These prophets did speak of social justice.

"How the faithful city has become a prostitute! She that was full of justice, righteousness lodged in her-- but now murderers! Your silver has become dross, your wine is mixed with water. Your princes are rebels and companions of thieves. Everyone loves a bribe and runs after gifts. They do not defend the orphan, and the widow's cause does not come before them. . . . I will smelt away your dross as with lye and remove all your alloy. . . . Afterward you shall be called the city of righteousness, the faithful city. Zion shall be redeemed by justice, and those in her who repent, by righteousness." -- Isaiah 1:21-27


"Thus says the LORD: Act with justice and righteousness, and deliver from the hand of the oppressor anyone who has been robbed. And do no wrong or violence to the alien, the orphan, and the widow, or shed innocent blood in this place" -- Jeremiah 22:3

"Woe to him who builds his house by unrighteousness, and his upper rooms by injustice; who makes his neighbors work for nothing, and does not give them their wages... Are you a king because you compete in cedar? Did not your father eat and drink and do justice and righteousness? Then it was well with him. He judged the cause of the poor and needy; then it was well. Is not this to know me? says the LORD. But your eyes and heart are only on your dishonest gain, for shedding innocent blood, and for practicing oppression and violence" -- Jeremiah 22:13-17

About the Israelites being the "light to the nations":

"Then your light shall break forth like the dawn, and your healing shall spring up quickly; your vindicator shall go before you, the glory of the LORD shall be your rear guard. Then you shall call, and the LORD will answer; you shall cry for help, and he will say, Here I am. If you remove the yoke from among you, the pointing of the finger, the speaking of evil, if you offer your food to the hungry and satisfy the needs of the afflicted, then your light shall rise in the darkness and your gloom be like the noonday.
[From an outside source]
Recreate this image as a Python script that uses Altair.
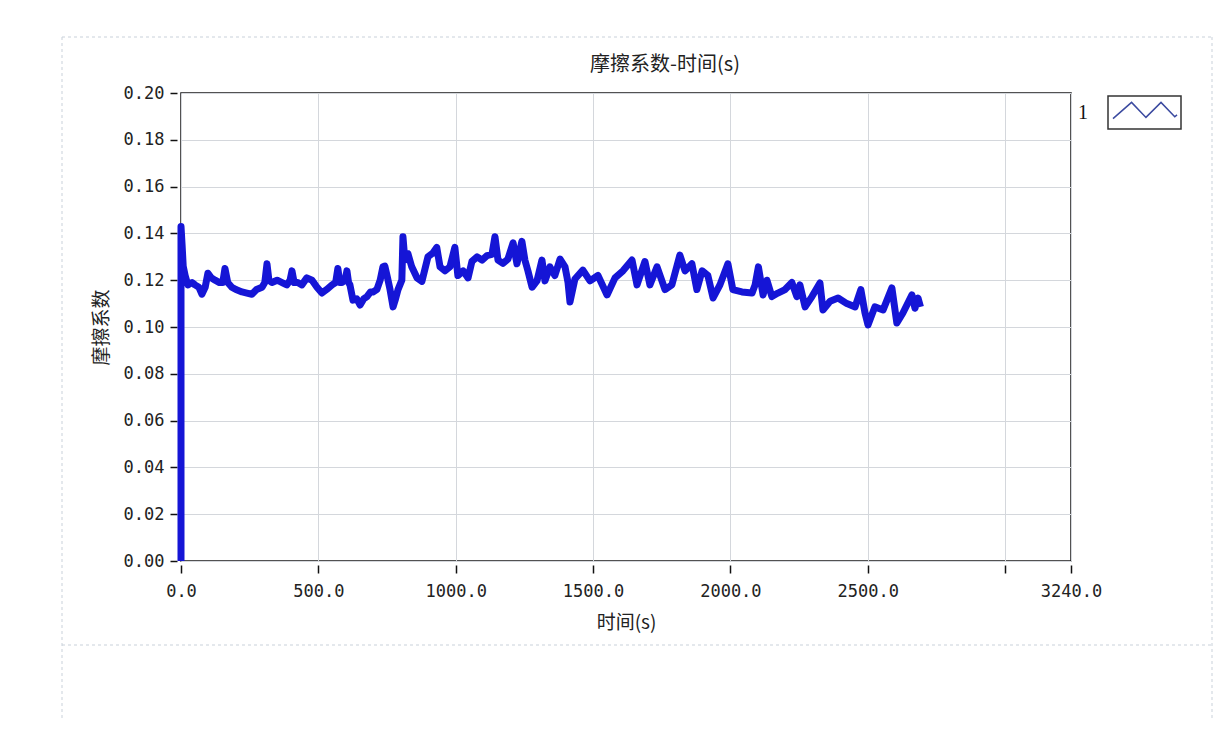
import altair as alt
import pandas as pd

# time (s) and friction coefficient
t_vals = [0, 0, 4, 8, 15, 25, 40, 51, 65, 76, 88, 98, 110, 124, 140, 152, 160, 170, 185, 200,
          222, 240, 258, 275, 295, 305, 313, 320, 331, 350, 368, 385, 397, 404, 412, 425, 440,
          458, 477, 495, 513, 530, 550, 563, 571, 578, 586, 597, 604, 610, 615, 626, 640, 652,
          665, 677, 690, 699, 713, 725, 735, 742, 750, 761, 772, 781, 790, 804, 808, 815, 826,
          840, 859, 877, 899, 917, 931, 943, 961, 979, 997, 1008, 1027, 1045, 1059, 1078, 1096,
          1114, 1132, 1143, 1154, 1172, 1190, 1209, 1223, 1241, 1252, 1263, 1278, 1296, 1314,
          1325, 1343, 1361, 1380, 1398, 1409, 1416, 1434, 1463, 1489, 1518, 1551, 1580, 1609,
          1642, 1660, 1689, 1707, 1733, 1762, 1787, 1816, 1835, 1860, 1878, 1897, 1918, 1937,
          1962, 1991, 2009, 2042, 2079, 2090, 2102, 2119, 2133, 2151, 2173, 2199, 2224, 2242,
          2253, 2272, 2297, 2326, 2337, 2363, 2392, 2424, 2454, 2475, 2490, 2501, 2526, 2556,
          2588, 2606, 2628, 2661, 2672, 2683, 2692]
mu_vals = [0.0, 0.143, 0.135, 0.126, 0.122, 0.118, 0.119, 0.118, 0.117, 0.114, 0.117, 0.123,
           0.121, 0.120, 0.119, 0.119, 0.125, 0.119, 0.117, 0.116, 0.115, 0.1145, 0.114, 0.116,
           0.117, 0.119, 0.127, 0.120, 0.119, 0.120, 0.119, 0.118, 0.120, 0.124, 0.119, 0.119,
           0.118, 0.121, 0.120, 0.117, 0.1145, 0.116, 0.118, 0.119, 0.125, 0.119, 0.119, 0.120,
           0.124, 0.119, 0.118, 0.1115, 0.112, 0.1094, 0.112, 0.113, 0.115, 0.115, 0.116, 0.120,
           0.1257, 0.126, 0.122, 0.116, 0.1086, 0.112, 0.116, 0.120, 0.1386, 0.1286, 0.1314,
           0.1257, 0.121, 0.1195, 0.130, 0.1316, 0.134, 0.1257, 0.124, 0.1257, 0.134, 0.122,
           0.124, 0.121, 0.128, 0.130, 0.1286, 0.1305, 0.131, 0.1386, 0.1286, 0.1272, 0.129,
           0.136, 0.127, 0.1366, 0.1286, 0.124, 0.117, 0.1197, 0.1286, 0.1197, 0.1257, 0.122,
           0.129, 0.1257, 0.119, 0.1107, 0.1205, 0.1243, 0.1197, 0.122, 0.1137, 0.121, 0.124,
           0.1286, 0.118, 0.128, 0.118, 0.1257, 0.116, 0.118, 0.1307, 0.124, 0.127, 0.116,
           0.124, 0.122, 0.1124, 0.118, 0.127, 0.116, 0.115, 0.1145, 0.118, 0.1257, 0.1137,
           0.120, 0.113, 0.1145, 0.116, 0.119, 0.113, 0.118, 0.1086, 0.113, 0.1188, 0.1073,
           0.111, 0.1124, 0.110, 0.1086, 0.116, 0.106, 0.1009, 0.1086, 0.1073, 0.1167, 0.1017,
           0.106, 0.1137, 0.108, 0.1124, 0.1086]

x_ticks = [0, 500, 1000, 1500, 2000, 2500, 3000, 3240]
y_ticks = [0.0, 0.02, 0.04, 0.06, 0.08, 0.10, 0.12, 0.14, 0.16, 0.18, 0.20]

title_text = "摩擦系数-时间(s)"
x_title = "时间(s)"
y_title = "摩擦系数"
series_label = "1"

df = pd.DataFrame({"t": t_vals, "mu": mu_vals, "i": list(range(len(t_vals)))})
one = pd.DataFrame({"a": [0]})

W, H = 890, 468
CJK = "Noto Sans CJK SC"
NUM = "DejaVu Sans Mono"

line = alt.Chart(df).mark_line(color="#1515d6", strokeWidth=7, strokeJoin="round").encode(
    x=alt.X("t:Q",
            scale=alt.Scale(domain=[0, 3240], nice=False, zero=False),
            axis=alt.Axis(values=x_ticks,
                          labelExpr="datum.value == 3000 ? '' : format(datum.value, '.1f')",
                          title=x_title, titleFont=CJK, titleFontSize=19, titleFontWeight="normal",
                          titleColor="#222222", titlePadding=14,
                          labelFont=NUM, labelFontSize=17, labelColor="#222222",
                          labelPadding=10, tickSize=8, tickColor="#111111", tickWidth=1.5,
                          offset=4, domain=False, grid=True, gridColor="#d4d7dc",
                          labelFlush=False, labelOverlap=False)),
    y=alt.Y("mu:Q",
            scale=alt.Scale(domain=[0, 0.2], nice=False),
            axis=alt.Axis(values=y_ticks, format=".2f",
                          title=y_title, titleFont=CJK, titleFontSize=19, titleFontWeight="normal",
                          titleColor="#222222", titlePadding=12,
                          labelFont=NUM, labelFontSize=17, labelColor="#222222",
                          labelPadding=6, tickSize=7, tickColor="#111111", tickWidth=1.5,
                          offset=4, domain=False, grid=True, gridColor="#d4d7dc",
                          labelFlush=False, labelOverlap=False)),
    order="i:Q",
)

# chart title
title_mark = alt.Chart(one).mark_text(
    text=title_text, font=CJK, fontSize=20, color="#222222",
    align="center", baseline="middle"
).encode(x=alt.value(484), y=alt.value(-28))

# legend box on the right
legend_box = alt.Chart(one).mark_rect(fill="white", stroke="#333333", strokeWidth=1.5).encode(
    x=alt.value(927), x2=alt.value(1000), y=alt.value(3), y2=alt.value(36)
)
legend_wave = alt.Chart(one).mark_point(
    shape="M -1 0.24 L -0.42 -0.27 L 0.03 0.2 L 0.5 -0.27 L 0.93 0.18 L 1 0.12",
    filled=False, stroke="#3b4aa0", strokeWidth=1.5, size=4096, opacity=1
).encode(x=alt.value(964), y=alt.value(18))
legend_text = alt.Chart(one).mark_text(
    text=series_label, font="Liberation Serif", fontSize=20,
    color="#111111", align="center", baseline="middle"
).encode(x=alt.value(902), y=alt.value(20))

# faint dashed page frame
dash = dict(color="#c9d1da", strokeWidth=1, strokeDash=[3, 3])
frame_top = alt.Chart(one).mark_rule(**dash).encode(
    x=alt.value(-119), x2=alt.value(1031), y=alt.value(-56))
frame_bottom = alt.Chart(one).mark_rule(**dash).encode(
    x=alt.value(-119), x2=alt.value(1031), y=alt.value(552))
frame_left = alt.Chart(one).mark_rule(**dash).encode(
    x=alt.value(-119), y=alt.value(-56), y2=alt.value(640))
frame_right = alt.Chart(one).mark_rule(**dash).encode(
    x=alt.value(1031), y=alt.value(-56), y2=alt.value(640))

chart = alt.layer(
    frame_top, frame_bottom, frame_left, frame_right,
    line, title_mark, legend_box, legend_wave, legend_text
).properties(
    width=W, height=H,
    padding={"left": 173, "top": 85, "right": 145, "bottom": 160},
    autosize=alt.AutoSizeParams(type="none"),
    background="#ffffff",
).configure_view(
    stroke="#1a1a1a", strokeWidth=1.5
)

chart.save("out.html", embed_options={"renderer": "svg", "actions": False})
The LORD will guide you continually, and satisfy your needs in parched places, and make your bones strong; and you shall be like a watered garden, like a spring of water, whose waters never fail." -- Isaiah 58:8-11


"Wash yourselves; make yourselves clean; remove the evil of your doings from before my eyes; cease to do evil, learn to do good; seek justice, rescue the oppressed, defend the orphan, plead for the widow." -- Isaiah 1:16-17




These are ancient texts and it is easy to pick all the nastiness in context with our 21st century standards. But I do not understand the charges of nitpicking that you are using. I mean, no one here is advocating for these texts as if they were not written by humans or that they are infallible. I think people here are well aware of the passages that fall short of their own moral expectations.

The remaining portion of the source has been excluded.